Lately, I’ve been following a really cool twitter feed called Women’s Art, @womensart1. It’s astonishing how many women, known and unknown, have been creating beautiful works over the centuries. Paintings, embroidery, sculpture, photos, quilts — you name it. The pictures have been an absolute treat.

Speaking of women’s art, I just learned about Artemisia Gentileschi, a painter whose reputation is apparently second only to Caravaggio among 17th-century Italian artists.

Paul Jeromack reported at Art Newspaper that she recently scored a big price at auction. Too bad she doesn’t get to benefit.

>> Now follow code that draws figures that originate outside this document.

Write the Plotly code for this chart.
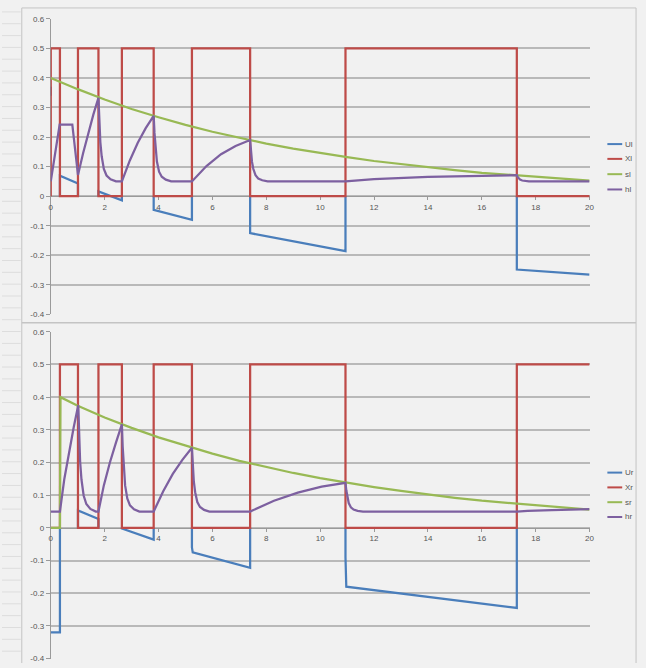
import plotly.graph_objects as go

# ---------------- data ----------------
# top chart
t_Ul = [0, 0, None, 0.34, 0.34, 1.01, 1.01, None, 1.77, 1.77, 2.64, 2.64, None,
        3.82, 3.82, 5.24, 5.24, None, 7.40, 7.40, 10.94, 10.94, None, 17.30, 17.30, 20]
v_Ul = [0.37, 0.34, None, 0, 0.069, 0.043, 0, None, 0, 0.016, -0.014, 0, None,
        0, -0.046, -0.080, 0, None, 0, -0.125, -0.186, 0, None, 0, -0.248, -0.265]

t_Xl = [0, 0, 0.34, 0.34, 1.01, 1.01, 1.77, 1.77, 2.64, 2.64, 3.82, 3.82, 5.24, 5.24,
        7.40, 7.40, 10.94, 10.94, 17.30, 17.30, 20]
v_Xl = [0, 0.5, 0.5, 0, 0, 0.5, 0.5, 0, 0, 0.5, 0.5, 0, 0, 0.5,
        0.5, 0, 0, 0.5, 0.5, 0, 0]

t_sl = [0, 1, 2, 3, 4, 5, 6, 7, 8, 9, 10, 11, 12, 13, 14, 15, 16, 17, 18, 19, 20]
v_sl = [0.400, 0.362, 0.327, 0.295, 0.267, 0.241, 0.218, 0.197, 0.178, 0.161, 0.146,
        0.132, 0.119, 0.108, 0.097, 0.088, 0.079, 0.072, 0.065, 0.059, 0.053]

t_hl = [0, 0.17, 0.33, 0.80, 0.90, 1.01, 1.20, 1.39, 1.58, 1.77,
        1.80, 1.84, 1.89, 1.97, 2.07, 2.22, 2.42, 2.64,
        2.935, 3.23, 3.525, 3.82,
        3.85, 3.89, 3.94, 4.02, 4.12, 4.27, 4.47, 5.24,
        5.78, 6.32, 6.86, 7.40,
        7.43, 7.47, 7.52, 7.60, 7.70, 7.85, 8.05, 10.94,
        12, 13, 14, 15, 16, 17.30,
        17.33, 17.37, 17.42, 17.50, 17.60, 17.75, 17.95, 20]
v_hl = [0.050, 0.150, 0.242, 0.242, 0.160, 0.072, 0.145, 0.213, 0.276, 0.333,
        0.259, 0.183, 0.135, 0.092, 0.070, 0.057, 0.050, 0.050,
        0.121, 0.181, 0.230, 0.272,
        0.214, 0.154, 0.117, 0.083, 0.066, 0.056, 0.050, 0.050,
        0.102, 0.142, 0.170, 0.190,
        0.154, 0.116, 0.092, 0.071, 0.060, 0.054, 0.050, 0.050,
        0.058, 0.062, 0.065, 0.067, 0.069, 0.071,
        0.065, 0.059, 0.056, 0.053, 0.051, 0.050, 0.050, 0.050]

# bottom chart
t_Ur = [0, 0.34, 0.34, None, 1.01, 1.01, 1.77, 1.77, None, 2.64, 2.64, 3.82, 3.82, None,
        5.24, 5.24, 5.27, 7.40, 7.40, None, 10.94, 10.94, 10.97, 17.30, 17.30]
v_Ur = [-0.320, -0.320, 0, None, 0, 0.053, 0.027, 0, None, 0, -0.002, -0.036, 0, None,
        0, -0.060, -0.075, -0.122, 0, None, 0, -0.090, -0.180, -0.245, 0]

t_Xr = [0, 0.34, 0.34, 1.01, 1.01, 1.77, 1.77, 2.64, 2.64, 3.82, 3.82, 5.24, 5.24,
        7.40, 7.40, 10.94, 10.94, 17.30, 17.30, 20]
v_Xr = [0, 0, 0.5, 0.5, 0, 0, 0.5, 0.5, 0, 0, 0.5, 0.5, 0,
        0, 0.5, 0.5, 0, 0, 0.5, 0.5]

t_sr = [0, 0.34, 0.36, 1, 2, 3, 4, 5, 6, 7, 8, 9, 10, 11, 12, 13, 14, 15, 16, 17, 18, 19, 20]
v_sr = [0, 0, 0.400, 0.374, 0.338, 0.306, 0.277, 0.251, 0.227, 0.205, 0.186, 0.168, 0.152,
        0.138, 0.125, 0.113, 0.102, 0.092, 0.083, 0.076, 0.068, 0.062, 0.056]

t_hr = [0, 0.34, 0.50, 0.675, 0.85, 1.02,
        1.05, 1.09, 1.14, 1.22, 1.32, 1.47, 1.67, 1.77,
        1.97, 2.195, 2.42, 2.64,
        2.67, 2.71, 2.76, 2.84, 2.94, 3.09, 3.29, 3.82,
        4.175, 4.53, 4.885, 5.24,
        5.27, 5.31, 5.36, 5.44, 5.54, 5.69, 5.89, 7.40,
        8.285, 9.17, 10.055, 10.94,
        10.97, 11.01, 11.06, 11.14, 11.24, 11.39, 11.59, 17.30,
        17.70, 18.60, 19.40, 20]
v_hr = [0.050, 0.050, 0.148, 0.232, 0.307, 0.375,
        0.291, 0.203, 0.148, 0.099, 0.073, 0.058, 0.050, 0.050,
        0.130, 0.200, 0.261, 0.317,
        0.248, 0.175, 0.130, 0.090, 0.069, 0.057, 0.050, 0.050,
        0.112, 0.165, 0.208, 0.245,
        0.194, 0.142, 0.109, 0.079, 0.064, 0.055, 0.050, 0.050,
        0.083, 0.108, 0.126, 0.138,
        0.115, 0.091, 0.076, 0.063, 0.056, 0.052, 0.050, 0.050,
        0.052, 0.054, 0.056, 0.057]

y_ticks = [-0.4, -0.3, -0.2, -0.1, 0, 0.1, 0.2, 0.3, 0.4, 0.5, 0.6]
y_tick_text = ["-0.4", "-0.3", "-0.2", "-0.1", "0", "0.1", "0.2", "0.3", "0.4", "0.5", "0.6"]
x_ticks = [0, 2, 4, 6, 8, 10, 12, 14, 16, 18, 20]
x_tick_text = ["0", "2", "4", "6", "8", "10", "12", "14", "16", "18", "20"]

top_names = ["Ul", "Xl", "sl", "hl"]
bottom_names = ["Ur", "Xr", "sr", "hr"]
colors = ["#4a7ebb", "#be4b48", "#98b954", "#7d60a0"]

# ---------------- figure ----------------
W, H = 646, 668
def px(x):
    return x / W
def py(y):
    return 1 - y / H

fig = go.Figure()
top_series = [(t_Ul, v_Ul), (t_Xl, v_Xl), (t_sl, v_sl), (t_hl, v_hl)]
bot_series = [(t_Ur, v_Ur), (t_Xr, v_Xr), (t_sr, v_sr), (t_hr, v_hr)]
for (t, v), name, c in zip(top_series, top_names, colors):
    fig.add_trace(go.Scatter(x=t, y=v, mode="lines", name=name, showlegend=False,
                             line=dict(color=c, width=2.25), connectgaps=False,
                             xaxis="x", yaxis="y"))
for (t, v), name, c in zip(bot_series, bottom_names, colors):
    fig.add_trace(go.Scatter(x=t, y=v, mode="lines", name=name, showlegend=False,
                             line=dict(color=c, width=2.25), connectgaps=False,
                             xaxis="x2", yaxis="y2"))

FONT = dict(family="Liberation Sans, Arial, sans-serif", size=8, color="#555555")
grid_c = "#b9b9b9"
axis_c = "#9a9a9a"
xdom = [px(49.3), px(594)]
top_dom = [py(314.7), py(15)]
bot_dom = [py(663.5), py(332.3)]

def yax(dom, anchor):
    return dict(domain=dom, range=[-0.4, 0.6], tickvals=y_ticks, ticktext=y_tick_text,
                showgrid=True, gridcolor=grid_c, gridwidth=1.5, zeroline=False,
                showline=True, linecolor=axis_c, linewidth=1, ticks="outside",
                ticklen=4, tickcolor=axis_c, tickfont=FONT, anchor=anchor,
                layer="below traces", fixedrange=True)

def xax(pos):
    return dict(domain=xdom, range=[0, 20], tickvals=x_ticks, ticktext=x_tick_text,
                showgrid=False, zeroline=False, showline=True, linecolor=axis_c,
                linewidth=1, ticks="outside", ticklen=3, tickcolor=axis_c,
                tickfont=FONT, anchor="free", position=pos, layer="below traces",
                fixedrange=True)

shapes = []
# spreadsheet row lines at the far left
for yy in range(8, 668, 12):
    shapes.append(dict(type="line", xref="paper", yref="paper", x0=0, x1=px(19),
                       y0=py(yy), y1=py(yy), line=dict(color="#dddddd", width=1)))
# chart borders
bc = "#c4c4c4"
shapes += [
    dict(type="line", xref="paper", yref="paper", x0=px(20), x1=px(20), y0=0, y1=py(4),
         line=dict(color=bc, width=1)),
    dict(type="line", xref="paper", yref="paper", x0=px(20), x1=px(641), y0=py(4), y1=py(4),
         line=dict(color=bc, width=1)),
    dict(type="line", xref="paper", yref="paper", x0=px(641), x1=px(641), y0=0, y1=py(4),
         line=dict(color=bc, width=1)),
    dict(type="line", xref="paper", yref="paper", x0=px(20), x1=px(641), y0=py(323), y1=py(323),
         line=dict(color=bc, width=1.5)),
]
annotations = []
# legends (manual, to match Excel spacing)
top_leg_y = [142, 157, 172.5, 188]
bot_leg_y = [475, 490, 505, 520]
for names, ys in ((top_names, top_leg_y), (bottom_names, bot_leg_y)):
    for name, c, yy in zip(names, colors, ys):
        shapes.append(dict(type="line", xref="paper", yref="paper", x0=px(612), x1=px(627),
                           y0=py(yy), y1=py(yy), line=dict(color=c, width=2)))
        annotations.append(dict(xref="paper", yref="paper", x=px(628), y=py(yy), text=name,
                                showarrow=False, xanchor="left", yanchor="middle",
                                font=FONT))

fig.update_layout(
    width=W, height=H, margin=dict(l=0, r=0, t=0, b=0),
    paper_bgcolor="#f1f1f1", plot_bgcolor="#f1f1f1",
    showlegend=False,
    xaxis=xax(py(194.7)), yaxis=yax(top_dom, "x"),
    xaxis2=xax(py(530.7)), yaxis2=yax(bot_dom, "x2"),
    shapes=shapes, annotations=annotations,
)

fig.write_html("out.html")
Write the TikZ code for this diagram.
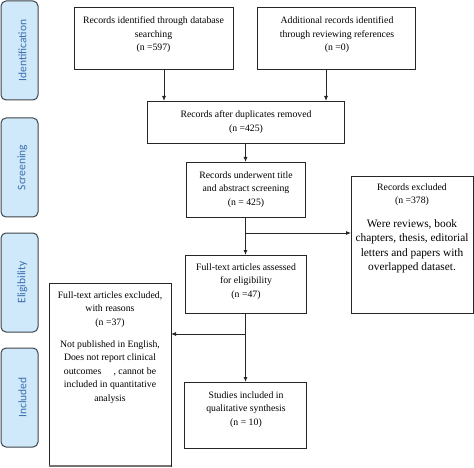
\documentclass[tikz,border=0pt]{standalone}
\usepackage{fontspec}
\setmainfont{Liberation Serif}
\newfontfamily\sidefont{Carlito}
\usetikzlibrary{arrows.meta,calc}
\definecolor{sidefill}{RGB}{207,233,251}
\definecolor{sideborder}{RGB}{62,68,74}
\definecolor{sidetext}{RGB}{58,110,172}
\tikzset{
  flowbox/.style={draw=black!85, line width=0.8bp, fill=white, minimum width=#1, inner sep=0pt, outer sep=0pt},
  boxtext/.style={anchor=north, align=center, inner sep=0pt, font=\fontsize{9.8}{13.5}\selectfont},
  bigtext/.style={anchor=north, align=center, inner sep=0pt, font=\fontsize{11.4}{14.3}\selectfont},
  sidebox/.style={draw=sideborder, line width=1bp, fill=sidefill, rounded corners=5bp},
  sidelabel/.style={rotate=90, text=sidetext, inner sep=0pt, font=\sidefont\fontsize{11.5}{13}\selectfont},
  arr/.style={draw=black!85, line width=0.8bp, -{Latex[length=5bp,width=4bp]}},
}
\begin{document}
\begin{tikzpicture}[x=1bp,y=-1bp]
\useasboundingbox (0,0) rectangle (474,468);
% side stage boxes
\draw[sidebox] (1,1) rectangle (38,100);
\draw[sidebox] (1,118) rectangle (38,217);
\draw[sidebox] (1,233) rectangle (38,332);
\draw[sidebox] (1,348) rectangle (38,447);
\node[sidelabel] (lid) at (22.5,50.5) {Identification};
\node[sidelabel] (lsc) at (22.5,167.5) {Screening};
\node[sidelabel] (lel) at (22.5,282.5) {Eligibility};
\node[sidelabel] (lin) at (22.5,397.5) {Included};
% boxes
\node[flowbox=159bp, minimum height=62bp] (b1) at (153.5,38) {};
\node[flowbox=158bp, minimum height=62bp] (b2) at (336,38) {};
\node[flowbox=197bp, minimum height=42bp] (b3) at (245.5,122) {};
\node[flowbox=119bp, minimum height=55bp] (b4) at (245.5,189.5) {};
\node[flowbox=122bp, minimum height=137bp] (bx) at (412,244.5) {};
\node[flowbox=121bp, minimum height=58bp] (b5) at (245.5,284) {};
\node[flowbox=122bp, minimum height=183bp] (b6) at (110,374.5) {};
\node[flowbox=122bp, minimum height=66bp] (b7) at (245.5,415) {};
\draw[black!55, line width=1.4bp] (b6.south west) -- (b6.south east);
% texts
\node[boxtext] (t1) at (153.5,16.5) {Records identified through database\\searching\\(n =597)};
\node[boxtext] (t2) at (337,16.5) {Additional records identified\\through reviewing references\\(n =0)};
\node[boxtext] (t3) at (246,110.5) {Records after duplicates removed\\(n =425)};
\node[boxtext] (t4) at (246,171.5) {Records underwent title\\and abstract screening\\(n = 425)};
\node[boxtext] (tx) at (412,183.5) {Records excluded\\(n =378)};
\node[bigtext] (tx2) at (412,219.5) {Were reviews, book\\chapters, thesis, editorial\\letters and papers with\\overlapped dataset.};
\node[boxtext] (t5) at (246,263.5) {Full-text articles assessed\\for eligibility\\(n =47)};
\node[boxtext] (t6) at (110,291.5) {Full-text articles excluded,\\with reasons\\(n =37)};
\node[boxtext] (t6b) at (110,340.5) {Not published in English,\\Does not report clinical\\outcomes\quad\ , cannot be\\included in quantitative\\analysis};
\node[boxtext] (t7) at (246,391.5) {Studies included in\\qualitative synthesis\\(n = 10)};
% connectors
\draw[arr] ([xshift=10.5bp]b1.south) -- ([xshift=10.5bp]b1.south |- b3.north);
\draw[arr] ([xshift=-10bp]b2.south) -- ([xshift=-10bp]b2.south |- b3.north);
\draw[arr] (b3.south) -- (b4.north);
\coordinate (j1) at (245.5,233);
\coordinate (j2) at (245.5,334);
\draw[arr] (b4.south) -- (b5.north);
\draw[arr] (j1) -- (j1 -| bx.west);
\draw[arr] (b5.south) -- (b7.north);
\draw[arr] (j2) -- (j2 -| b6.east);
\end{tikzpicture}
\end{document}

“A previously unknown Self-Portrait as Saint Catherine,” writes Jeromack, “sold at Drouot in Paris on 19 December for an artist record of €2,360,600 [about $2.9 million]. …

“The work, which dates from the same period (1614-16) as another Saint Catherine picture by the artist held by the Uffizi, was discovered by auctioneer Christophe Joron-Derem and presented in his sale of European paintings. …

“Lionised as an icon of feminist empowerment and artistic accomplishment since the 1970s … Gentileschi was canny enough to exploit her singular fame as a female painter in the form of self-portraits in the guise of religious or allegorical figures (her most notable depiction by another artist is by her friend Simon Vouet, who portrayed her with her brushes and palette and a wonderfully commanding swagger).  …

“Despite the artist’s popularity, she is not represented in many important museums: neither of the National Galleries in London or Washington, DC, nor the Getty, nor the Louvre, which curiously did not pre-empt the sale under French patrimony laws. While the picture’s relatively modest size of 71 sq. cm would endear it to private collectors, one hopes a major museum would be astute enough to acquire it.” More here.

Don’t you love it when someone “discovers” a lost masterpiece? That’s what I dream of — finding a masterpiece at a garage sale. Or like the blogger Things I Find in the Garbage, finding something amazing dumped on the curb.